Leland views corporate governance as an interlocking system of rules and procedures which are employed to formulate, control and review the distribution of rights and responsibilities among different participants in the company such as the board, managers, shareholders and other stakeholders. Corporate governance is therefore the means by which decisions affecting company affairs are formulated and applied.
The company has engaged the services of a Board of Directors from varied backgrounds to ensure that sound technical, legal, financial and business practices are employed in carrying out the business of the company and has, in particular, sought non-executive directors with considerable experience in the exploration for and the marketing of, diamonds. Currently one third of he board is comprised of non executive directors
To assist with the implemenation of its corporate governance practises the board has formed three committees - Compensation, Audit and Social and Environmental Responsibility.
To ensure that employees and officers are motivated to succeed, a Compensation Committee has been elected to scrutinise and recommend an internal shares and options plan for all employees, in addition to recommending remuneration packages for the company executive members.

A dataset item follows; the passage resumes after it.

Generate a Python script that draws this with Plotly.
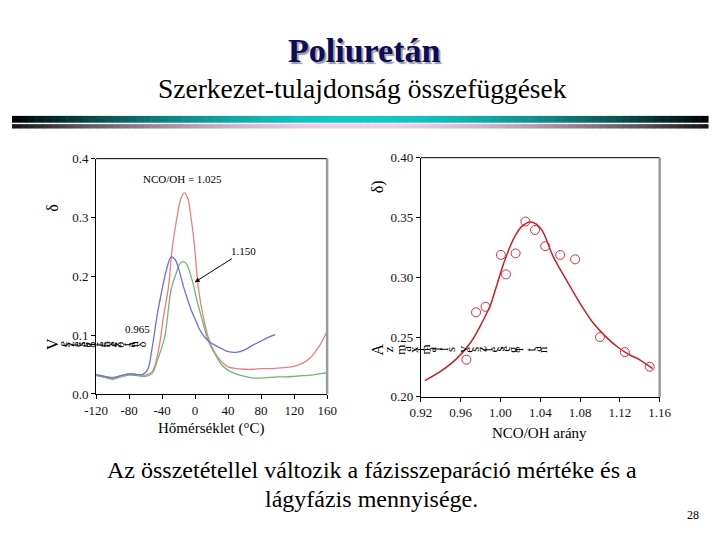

An Audit Committee is also in place to ensure that all practices and procedures, not simply financial transactions, are reviewed and carried out in adherence to the principles of best practice.
On a wider scale, Leland's interaction with the government, citizens, laws and cultures of Tanzania is managed by a Social and Environmental Responsibility Committee. The company believes that it must be proactive and inclusive and to this end is in the process of engaging recognised entities within Tanzania to provide Leland with an in-depth understanding of the issues of immediate, future and lasting importance to exploration, mining and the people of Tanzania.